As a large housing market, typically, California is one of the best predictors for the rest of the country. This past June, home sales in Southern California hit the brakes, hitting the lowest levels for that month in four years. Sales for new and existing homes dropped nearly 12% year-over-year with prices at a record high.  

I spoke to one of our experts here at Plus Relocation and Kelly House, (Hah, great name for a Manager of Real Estate Services, right?) gave us some great insights.

"Inventory constraints along with the combination of rising mortgage rates, all time high home prices and moderate wage growth appear to have hit the limits of acceptability for some buyers in CA.

The affordability index for home ownership in CA is at 31% vs 57% for the U.S. as a whole. The affordability index is the percentage of households that can afford to purchase a median-priced home (graph below). Obviously, not a good stat to support buyers.

To improve affordability and entice "would be" buyers back into the market, one of the following, if not all of these indicators would need to swing back to the buyer's favor:

  • Mortgage rates to level off or come back down.
  • Median home price to level off or come back down. Median home price year-over-year increased 7.3%.
  • Wage growth needs to increase to match the rate of home price appreciation. Currently, home prices are appreciating at double the rate of wage growth."

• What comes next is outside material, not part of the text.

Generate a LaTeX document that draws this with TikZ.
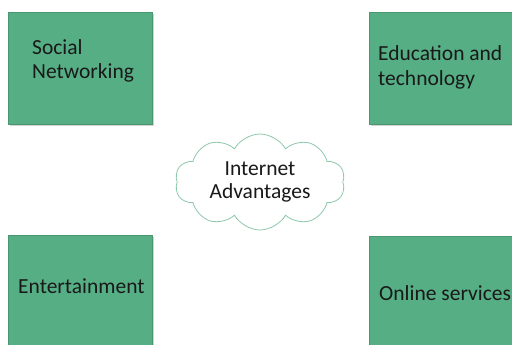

This is going to be interesting to watch and a challenging market to educate buyers and sellers. As we have seen, buyers are not as active (those requesting home tours dropped 6.1% according to Redfin) and there were 15% fewer offers made on homes. So, likely we will see fewer bidding wars and pricing will need to reflect what is happening in the market. "We're still selling most every home, but now it's usually with just one or two offers over the 10 to 15 offers we were seeing earlier in the year," said David Fogg, an agent at Keller Williams Realty.